A marcação criança-a-criança é voltada para as áreas onde a renda familiar fica entre zero e 1,3 salários mínimos -essa geografia da miséria colocaria hoje em seu mapa um terço dos 360 mil habitantes do município.
O resultado nessas camadas tem sido a queda de até 50% no número de mortes de crianças.
Em algumas faixas da periferia, a mortalidade atingia, até 1993, índices "africanos" -136 mortes por 1.000 nascidos. Hoje, a Secretaria de Saúde estima uma redução pela metade.
O impacto desse trabalho entre os miseráveis já se reflete sobre os números gerais de mortalidade infantil em Olinda. A média do município caiu de 50 mortes por cada grupo de 1.000 (em 1992/93) crianças para as 18 mortes atuais.

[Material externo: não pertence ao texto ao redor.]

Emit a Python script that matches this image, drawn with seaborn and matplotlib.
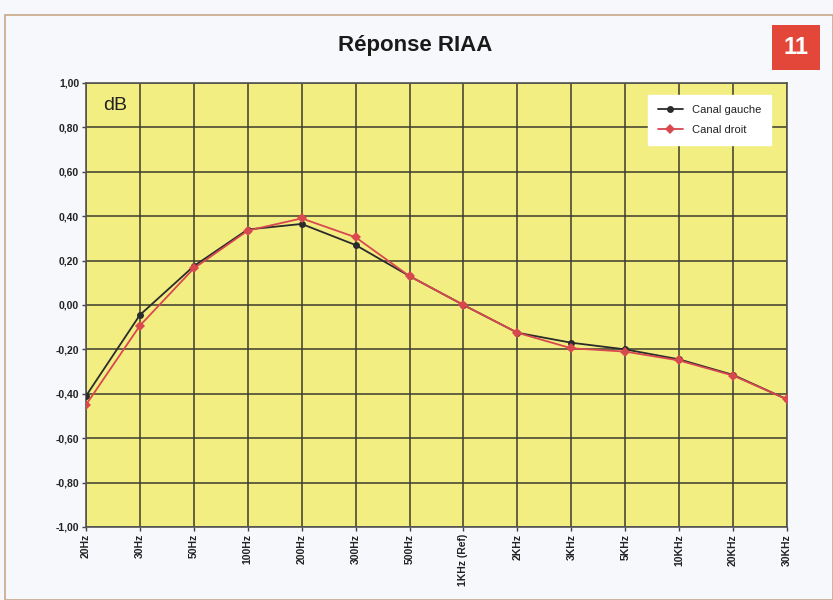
import matplotlib
matplotlib.use("Agg")
import matplotlib.pyplot as plt
from matplotlib.patches import Rectangle
import numpy as np
import pandas as pd
import seaborn as sns

# Test frequencies (equally spaced categories)
freqs = ["20Hz", "30Hz", "50Hz", "100Hz", "200Hz", "300Hz", "500Hz",
         "1KHz (Ref)", "2KHz", "3KHz", "5KHz", "10KHz", "20KHz", "30KHz"]

# Deviation from the RIAA curve, in dB
gauche = [-0.41, -0.045, 0.175, 0.34, 0.365, 0.27, 0.13,
          0.0, -0.125, -0.17, -0.20, -0.245, -0.315, -0.425]
droit = [-0.45, -0.093, 0.165, 0.335, 0.39, 0.305, 0.13,
         0.0, -0.125, -0.195, -0.21, -0.25, -0.318, -0.425]

y_ticks = [-1.0, -0.8, -0.6, -0.4, -0.2, 0.0, 0.2, 0.4, 0.6, 0.8, 1.0]
y_labels = ["-1,00", "-0,80", "-0,60", "-0,40", "-0,20", "0,00",
            "0,20", "0,40", "0,60", "0,80", "1,00"]

df = pd.DataFrame({
    "pos": list(range(len(freqs))) * 2,
    "dB": gauche + droit,
    "canal": ["Canal gauche"] * len(freqs) + ["Canal droit"] * len(freqs),
})

sns.set_theme(style="white")
plt.rcParams["font.family"] = ["Liberation Sans", "DejaVu Sans"]

fig = plt.figure(figsize=(8.33, 6.0), dpi=100)
fig.patch.set_facecolor("#f7f8fb")
ax = fig.add_axes([0.1032, 0.1217, 0.8416, 0.74])
ax.set_facecolor("#f2ee82")

palette = {"Canal gauche": "#2b2b2b", "Canal droit": "#d9474f"}
markers = {"Canal gauche": "o", "Canal droit": "D"}
sns.lineplot(data=df, x="pos", y="dB", hue="canal", style="canal",
             palette=palette, markers=markers, dashes=False, sort=False,
             linewidth=1.3, markersize=5, markeredgewidth=0, ax=ax,
             zorder=3)

ax.set_xlim(0, len(freqs) - 1)
ax.set_ylim(-1.0, 1.0)
ax.set_xticks(range(len(freqs)))
ax.set_xticklabels(freqs, rotation=90, fontsize=7.5, fontweight="bold",
                   color="#222222")
ax.set_yticks(y_ticks)
ax.set_yticklabels(y_labels, fontsize=7.5, fontweight="bold", color="#222222")
ax.tick_params(axis="both", length=3, width=1, color="#444444", pad=2,
               direction="out", bottom=True, left=True)
ax.set_xlabel("")
ax.set_ylabel("")
ax.grid(True, color="#3c3c2c", linewidth=1.1)
ax.set_axisbelow(True)
for side in ["left", "bottom"]:
    ax.spines[side].set_color("#555555")
    ax.spines[side].set_linewidth(1.2)
for side in ["top", "right"]:
    ax.spines[side].set_color("#555550")
    ax.spines[side].set_linewidth(1.2)

ax.text(0.024, 0.968, "dB", transform=ax.transAxes, fontsize=14,
        ha="left", va="top", color="#222222")

leg = ax.legend(loc="upper right", bbox_to_anchor=(0.985, 0.985),
                frameon=True, fontsize=8, handlelength=2.2,
                borderpad=0.9, labelspacing=0.9)
leg.get_frame().set_facecolor("white")
leg.get_frame().set_edgecolor("white")
leg.get_frame().set_alpha(1)
leg.get_frame().set_boxstyle("square", pad=0)
for t in leg.get_texts():
    t.set_color("#222222")

fig.text(0.498, 0.925, "Réponse RIAA", ha="center", va="center",
         fontsize=16, fontweight="bold", color="#1a1a1a")

# Figure number badge
fig.patches.append(Rectangle((772 / 833, 1 - 70 / 600), 48 / 833, 45 / 600,
                             transform=fig.transFigure, facecolor="#e2473a",
                             edgecolor="none"))
fig.text(796 / 833, 1 - 47.5 / 600, "11", ha="center", va="center",
         fontsize=17, fontweight="bold", color="white")

# Outer frame of the figure
fig.patches.append(Rectangle((5 / 833, 0.0), 828 / 833, 1 - 15 / 600,
                             transform=fig.transFigure, facecolor="none",
                             edgecolor="#c9a88a", linewidth=1.2))

fig.savefig("out.png", dpi=100, facecolor=fig.get_facecolor())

Para tocar o seu projeto, a prefeitura investe apenas R$ 60 mil em gastos com pessoal (agentes, enfermeiros e médicos). O município recebe R$ 660 mil do SUS para gastar com todos as suas atividades.
Apoio alimentar
A falta de comida e de educação voltada para a saúde são as principais deficiências verificadas nas andanças dos agentes comunitários de saúde no Nordeste.
Em Olinda, as famílias que têm crianças na faixa de risco recebem auxílio também em alimentos.
O Programa de Saúde da Família atua em parceria com um centro de apoio a desnutridos, mantido com ajuda de ONGs (Organizações Não-Governamentais).
Instalado em uma pequena casa no Jardim Brasil 5, o centro recebe crianças em estado agudo de desnutrição. No centro, conseguem escapar da morte graças ao mais elementar dos remédios: comida.